Our destiny is not determined for us, but it is determined by us. Man’s free will is part of God’s sovereign will. We have freedom to take which course we choose, but not freedom to determine the end of that choice. God makes clear what he desires, we must choose, and the result of the choice is not the inevitableness of law, but the inevitableness of God.
~Oswald Chambers (1874-1917)   

I call heaven and earth to witness against you today, that I have set before you life and death, blessing and curse. Therefore choose life, that you and your offspring may live, loving the LORD your God, obeying his voice and holding fast to him, for he is your life and length of days, that you may dwell in the land that the LORD swore to your fathers, to Abraham, to Isaac, and to Jacob, to give them.”

~ Deuteronomy 30:19-20


Oh wow, how we deify choice in our society!  However, before we point the finger too pointedly at someone else, might we honestly answer how we esteem choice in our own lives?

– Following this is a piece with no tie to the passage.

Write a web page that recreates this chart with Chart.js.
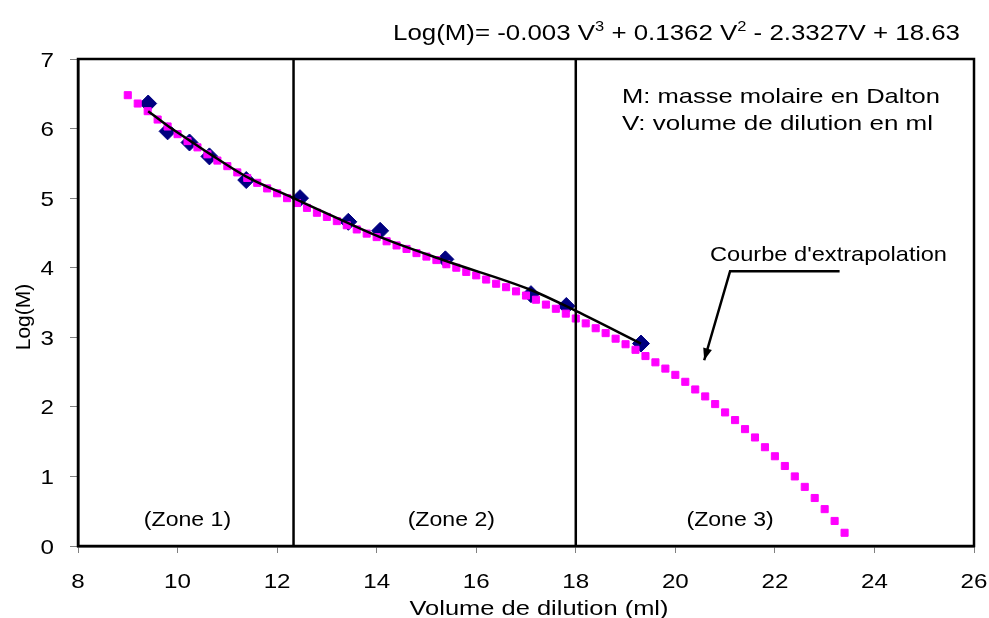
<!DOCTYPE html>
<html>
<head>
<meta charset="utf-8">
<script src="https://cdn.jsdelivr.net/npm/chart.js@4"></script>
<style>
  html, body { margin: 0; padding: 0; background: #fff; }
  #wrap { width: 989px; height: 618px; }
</style>
</head>
<body>
<div id="wrap"><canvas id="graficaLog"></canvas></div>
<script>
// Points mesurés (losanges bleus)
const volMesures = [9.41, 9.80, 10.24, 10.64, 11.38, 12.46, 13.43, 14.07, 15.38, 17.10, 17.81, 19.31];
const logMesures = [6.36, 5.96, 5.80, 5.60, 5.26, 5.00, 4.66, 4.53, 4.12, 3.62, 3.45, 2.91];

// Courbe de tendance (trait noir)
const volTendance = [9.41, 9.80, 10.24, 10.64, 11.38, 12.33, 13.43, 14.07, 15.38, 17.10, 18.00, 19.31];
const logTendance = [6.25, 6.04, 5.83, 5.64, 5.31, 5.00, 4.64, 4.44, 4.10, 3.68, 3.38, 2.91];

// Courbe d'extrapolation (carrés magenta)
const volExtrap = [9.0, 9.2, 9.4, 9.6, 9.8, 10.0, 10.2, 10.4, 10.6, 10.8, 11.0, 11.2, 11.4, 11.6, 11.8,
  12.0, 12.2, 12.4, 12.6, 12.8, 13.0, 13.2, 13.4, 13.6, 13.8, 14.0, 14.2, 14.4, 14.6, 14.8,
  15.0, 15.2, 15.4, 15.6, 15.8, 16.0, 16.2, 16.4, 16.6, 16.8, 17.0, 17.2, 17.4, 17.6, 17.8,
  18.0, 18.2, 18.4, 18.6, 18.8, 19.0, 19.2, 19.4, 19.6, 19.8, 20.0, 20.2, 20.4, 20.6, 20.8,
  21.0, 21.2, 21.4, 21.6, 21.8, 22.0, 22.2, 22.4, 22.6, 22.8, 23.0, 23.2, 23.4];
const logExtrap = [6.48, 6.36, 6.25, 6.13, 6.03, 5.92, 5.82, 5.73, 5.63, 5.54, 5.46, 5.37, 5.29, 5.22, 5.14,
  5.07, 5.00, 4.93, 4.86, 4.79, 4.73, 4.67, 4.61, 4.55, 4.49, 4.44, 4.38, 4.32, 4.27, 4.21,
  4.16, 4.11, 4.05, 4.00, 3.94, 3.89, 3.83, 3.77, 3.72, 3.66, 3.60, 3.54, 3.47, 3.41, 3.34,
  3.27, 3.20, 3.13, 3.06, 2.98, 2.90, 2.82, 2.73, 2.64, 2.55, 2.46, 2.36, 2.25, 2.15, 2.04,
  1.92, 1.81, 1.68, 1.56, 1.42, 1.29, 1.15, 1.00, 0.85, 0.69, 0.53, 0.36, 0.19];

// Limites des zones
const limitesZones = [12.33, 18.0];
const zones = [
  { texte: '(Zone 1)', x: 10.2 },
  { texte: '(Zone 2)', x: 15.5 },
  { texte: '(Zone 3)', x: 21.1 }
];
const yZones = 0.29;

// Flèche "Courbe d'extrapolation"
const flecheTexte = "Courbe d'extrapolation";
const flechePoints = [{ x: 23.30, y: 3.95 }, { x: 21.10, y: 3.95 }, { x: 20.58, y: 2.67 }];

const police = '"Liberation Sans", Arial, sans-serif';

const toXY = (xs, ys) => xs.map((v, i) => ({ x: v, y: ys[i] }));

const datasets = [
  {
    label: 'Tendance',
    data: toXY(volTendance, logTendance),
    borderColor: '#000',
    borderWidth: 2.5,
    pointRadius: 0,
    showLine: true,
    cubicInterpolationMode: 'monotone',
    order: 0
  },
  {
    label: 'Extrapolation',
    data: toXY(volExtrap, logExtrap),
    backgroundColor: '#ff00ff',
    borderColor: '#ff00ff',
    borderWidth: 1,
    pointStyle: 'rect',
    pointRadius: 5,
    showLine: false,
    order: 1
  },
  {
    label: 'Mesures',
    data: toXY(volMesures, logMesures),
    backgroundColor: '#000080',
    borderColor: '#000080',
    borderWidth: 1,
    pointStyle: 'rectRot',
    pointRadius: 8.5,
    showLine: false,
    order: 2
  }
];

limitesZones.forEach(v => {
  datasets.push({
    label: 'Limite',
    data: [{ x: v, y: 0 }, { x: v, y: 7 }],
    borderColor: '#000',
    borderWidth: 2.5,
    pointRadius: 0,
    showLine: true,
    order: 0
  });
});

// texte étiré horizontalement (la figure d'origine est un peu élargie)
function texte(ctx, s, x, y, taille, etirement, align) {
  ctx.save();
  ctx.font = `${taille}px ${police}`;
  const w = ctx.measureText(s).width * etirement;
  const x0 = align === 'center' ? x - w / 2 : (align === 'right' ? x - w : x);
  ctx.translate(x0, y);
  ctx.scale(etirement, 1);
  ctx.textAlign = 'left';
  ctx.textBaseline = 'alphabetic';
  ctx.fillText(s, 0, 0);
  ctx.restore();
  return w;
}

function largeur(ctx, s, taille) {
  ctx.save();
  ctx.font = `${taille}px ${police}`;
  const w = ctx.measureText(s).width;
  ctx.restore();
  return w;
}

// Cadre, textes et flèche
const annotations = {
  id: 'annotations',
  afterDatasetsDraw(chart) {
    const { ctx, chartArea, scales } = chart;
    const xs = scales.x, ys = scales.y;
    ctx.save();

    ctx.strokeStyle = '#000';
    ctx.lineWidth = 2.5;
    ctx.strokeRect(chartArea.left, chartArea.top, chartArea.right - chartArea.left, chartArea.bottom - chartArea.top);

    ctx.fillStyle = '#000';

    // étiquettes des axes
    xs.ticks.forEach(t => texte(ctx, String(t.value), xs.getPixelForValue(t.value), 588, 21, 1.15, 'center'));
    ys.ticks.forEach(t => texte(ctx, String(t.value), 54, ys.getPixelForValue(t.value) + 7.5, 21, 1.15, 'right'));

    const titreX = 'Volume de dilution (ml)';
    texte(ctx, titreX, 539, 615, 21, 259 / largeur(ctx, titreX, 21), 'center');

    ctx.save();
    ctx.translate(30, 317);
    ctx.rotate(-Math.PI / 2);
    ctx.font = `21px ${police}`;
    ctx.textAlign = 'center';
    ctx.fillText('Log(M)', 0, 0);
    ctx.restore();

    zones.forEach(z => texte(ctx, z.texte, xs.getPixelForValue(z.x), ys.getPixelForValue(yZones), 21, 1.10, 'center'));

    texte(ctx, 'M: masse molaire en Dalton', 622, 103, 21, 318 / largeur(ctx, 'M: masse molaire en Dalton', 21), 'left');
    texte(ctx, 'V: volume de dilution en ml', 622, 130, 21, 311 / largeur(ctx, 'V: volume de dilution en ml', 21), 'left');
    texte(ctx, flecheTexte, 710, 261, 21, 237 / largeur(ctx, flecheTexte, 21), 'left');

    // flèche
    const p = flechePoints.map(pt => ({ x: xs.getPixelForValue(pt.x), y: ys.getPixelForValue(pt.y) }));
    ctx.lineWidth = 2.5;
    ctx.beginPath();
    ctx.moveTo(p[0].x, p[0].y);
    ctx.lineTo(p[1].x, p[1].y);
    ctx.lineTo(p[2].x, p[2].y);
    ctx.stroke();
    const ang = Math.atan2(p[2].y - p[1].y, p[2].x - p[1].x);
    const L = 12, W = 4.5;
    ctx.beginPath();
    ctx.moveTo(p[2].x, p[2].y);
    ctx.lineTo(p[2].x - L * Math.cos(ang) + W * Math.sin(ang), p[2].y - L * Math.sin(ang) - W * Math.cos(ang));
    ctx.lineTo(p[2].x - L * Math.cos(ang) - W * Math.sin(ang), p[2].y - L * Math.sin(ang) + W * Math.cos(ang));
    ctx.closePath();
    ctx.fill();

    // équation avec exposants
    const morceaux = [
      ['Log(M)= -0.003 V', false], ['3', true], [' + 0.1362 V', false], ['2', true], [' - 2.3327V + 18.63', false]
    ];
    const tN = 22, tS = 14;
    let total = 0;
    morceaux.forEach(m => { total += largeur(ctx, m[0], m[1] ? tS : tN); });
    const et = 567 / total;
    let x = 393;
    morceaux.forEach(m => {
      x += texte(ctx, m[0], x, m[1] ? 31 : 40, m[1] ? tS : tN, et, 'left');
    });
    ctx.restore();
  }
};

const ctx = document.getElementById('graficaLog').getContext('2d');
new Chart(ctx, {
  type: 'scatter',
  data: { datasets: datasets },
  options: {
    responsive: true,
    maintainAspectRatio: false,
    animation: false,
    layout: { padding: { left: 0, top: 59, right: 15, bottom: 0 } },
    scales: {
      x: {
        type: 'linear',
        min: 8, max: 26,
        ticks: { stepSize: 2, display: false },
        grid: { drawOnChartArea: false, drawTicks: true, tickLength: 7, color: '#808080' },
        border: { color: '#000', width: 2.5 },
        afterFit(scale) { scale.height = 72; }
      },
      y: {
        min: 0, max: 7,
        ticks: { stepSize: 1, display: false },
        grid: { drawOnChartArea: false, drawTicks: true, tickLength: 8, color: '#808080' },
        border: { color: '#000', width: 2.5 },
        afterFit(scale) { scale.width = 78; }
      }
    },
    plugins: {
      legend: { display: false },
      tooltip: { enabled: false }
    }
  },
  plugins: [annotations]
});
</script>
</body>
</html>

If we get honest, we realize that we want what we want – when we want it.  Period.

We seem to think that if we get what we want, if we have enough things to choose from in our possession, if we create options for ourselves – that we will gain freedom.  But there is a paradox in any given system (including the universe).  As each variable is introduced, complexity increases geometrically.  And this complexity actually (sometimes very quickly) begins to limit freedom of movement in that system.  A simple way of looking at this is to put ping-pong balls in a jar.  If we put just a few ping-pong balls in the jar, they can move around freely within the container.  But, if we fill the jar with ping-pong balls, none of them can move very easily.

To make the balls able to move, one must remove some of them.  The system has to be simplified to allow for movement.

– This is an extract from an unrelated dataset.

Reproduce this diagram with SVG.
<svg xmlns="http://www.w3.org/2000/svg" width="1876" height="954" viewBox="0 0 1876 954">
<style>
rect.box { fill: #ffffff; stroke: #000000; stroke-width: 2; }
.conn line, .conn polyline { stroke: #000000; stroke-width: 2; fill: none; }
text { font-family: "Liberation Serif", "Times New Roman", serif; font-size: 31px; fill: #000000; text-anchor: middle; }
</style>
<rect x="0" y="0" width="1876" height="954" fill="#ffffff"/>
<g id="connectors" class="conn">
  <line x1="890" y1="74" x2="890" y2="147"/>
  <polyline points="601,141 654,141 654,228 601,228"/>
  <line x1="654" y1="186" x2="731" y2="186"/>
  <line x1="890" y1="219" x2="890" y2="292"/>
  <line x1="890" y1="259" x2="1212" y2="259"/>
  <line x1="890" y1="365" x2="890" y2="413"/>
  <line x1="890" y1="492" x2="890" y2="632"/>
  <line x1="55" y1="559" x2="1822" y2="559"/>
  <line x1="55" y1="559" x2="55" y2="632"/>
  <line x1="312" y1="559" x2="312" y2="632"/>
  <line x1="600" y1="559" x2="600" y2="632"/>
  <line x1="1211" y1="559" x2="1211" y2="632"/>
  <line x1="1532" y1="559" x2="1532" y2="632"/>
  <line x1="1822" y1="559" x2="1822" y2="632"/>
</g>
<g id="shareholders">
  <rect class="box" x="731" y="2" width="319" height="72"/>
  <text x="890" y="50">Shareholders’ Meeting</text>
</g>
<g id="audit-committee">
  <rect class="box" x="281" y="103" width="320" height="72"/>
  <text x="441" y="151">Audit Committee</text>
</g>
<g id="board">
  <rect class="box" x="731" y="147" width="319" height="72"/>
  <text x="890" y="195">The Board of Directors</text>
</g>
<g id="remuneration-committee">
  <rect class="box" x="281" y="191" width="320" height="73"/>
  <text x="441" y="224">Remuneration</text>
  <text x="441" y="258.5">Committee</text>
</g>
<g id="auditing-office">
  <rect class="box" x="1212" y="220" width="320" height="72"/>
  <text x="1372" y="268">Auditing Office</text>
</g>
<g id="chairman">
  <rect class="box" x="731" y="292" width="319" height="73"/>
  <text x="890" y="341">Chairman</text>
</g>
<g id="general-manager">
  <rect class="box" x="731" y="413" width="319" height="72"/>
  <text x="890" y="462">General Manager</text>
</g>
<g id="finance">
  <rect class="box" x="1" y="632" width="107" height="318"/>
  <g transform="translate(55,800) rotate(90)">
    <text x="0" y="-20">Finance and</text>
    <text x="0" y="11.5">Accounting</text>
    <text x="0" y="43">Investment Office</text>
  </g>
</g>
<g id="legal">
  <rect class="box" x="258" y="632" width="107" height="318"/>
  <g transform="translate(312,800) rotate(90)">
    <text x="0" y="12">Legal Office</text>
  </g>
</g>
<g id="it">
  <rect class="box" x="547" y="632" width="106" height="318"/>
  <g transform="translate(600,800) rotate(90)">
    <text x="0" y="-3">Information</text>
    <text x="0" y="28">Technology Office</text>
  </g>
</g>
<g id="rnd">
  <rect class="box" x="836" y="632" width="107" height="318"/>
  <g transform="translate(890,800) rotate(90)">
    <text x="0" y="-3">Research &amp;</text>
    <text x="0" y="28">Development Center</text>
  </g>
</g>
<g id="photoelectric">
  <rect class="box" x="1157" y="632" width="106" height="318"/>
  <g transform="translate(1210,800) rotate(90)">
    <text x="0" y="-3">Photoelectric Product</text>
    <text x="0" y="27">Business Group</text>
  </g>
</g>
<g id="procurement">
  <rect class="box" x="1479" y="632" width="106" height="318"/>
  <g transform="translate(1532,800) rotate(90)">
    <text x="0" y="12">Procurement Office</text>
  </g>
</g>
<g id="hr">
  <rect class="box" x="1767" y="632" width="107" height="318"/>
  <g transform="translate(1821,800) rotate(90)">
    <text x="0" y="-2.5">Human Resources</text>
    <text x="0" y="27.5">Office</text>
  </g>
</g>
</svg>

This simple model scales perfectly in our lives.  We add all sorts of stuff to our lives, believing that we are creating a convenient environment.  And it works for a little bit.  However, we quickly find that the items we had acquired to create convenience, now serve to get in the way of our daily lives.  We begin to actually swim in the stuff that was originally designed to set us free into the open air of life.

The scaling doesn’t end in only the practical.  As we add choices to our lives, we quickly scale the complexity until we back ourselves into little corners.  We over-commit.  Or we under-commit (actually making too many choices to not move into life).

What to do?

Stop.

Yeah, really.  Just stop trying to make any choices that are designed to fix one’s own life.  Stop doing things just because we like them.  Stop trying to make other things stop.  Stop trying to get things started.

What in the world is this silly blogger talking about?

He is talking about the need for us to begin to align with a single Source for all of our decisions.  For our lives to work correctly, we actually have to yield even the right to develop our own solutions to our problems.  Any efforts made from our own limited perspective are almost guaranteed to created unintended consequences.  It does not matter how much planning we do before we make our own choices, our vision is so limited that anything we do is simply like arranging deck chairs on the Titanic.

We have got to back up and look to the Source for our cue on how to live, and then let our lives be a cooperative response to the decisions He has already made about the universe and each of us individually.  This is the only path to freedom in life.  Surely, this approach is counter-intuitive.  Our self-esteem is ever so strong!  We really do think that anything we come up with, must be right.  Regardless, truth and time are dear friends.  And the Word of G_d tells us clearly that we must seek Him first, that we must love Him with everything we are – or it just doesn’t work.

So, here is the test.  Start actually making less choices about life, and focusing on one thing: Him.  Do this earnestly and ask G_d to help you with this exercise.  Do this for some reasonably extensive period of time, and then let this writer know how things went.  Some of  us may be in for a surprise! 

See, He tells us that His yoke is easy, and that His burden is light.  As we shed all the ballast we used to carry in life.  As we stop stepping on our own shoelaces in our short-sighted plodding, we begin to move in the freedom for which He has already set us free.

Come on.  i triple-dog dare you!  Let go of the baggage.  Just go run and play with Him for a while.  You might just not want to ever come back to this life of drudgery.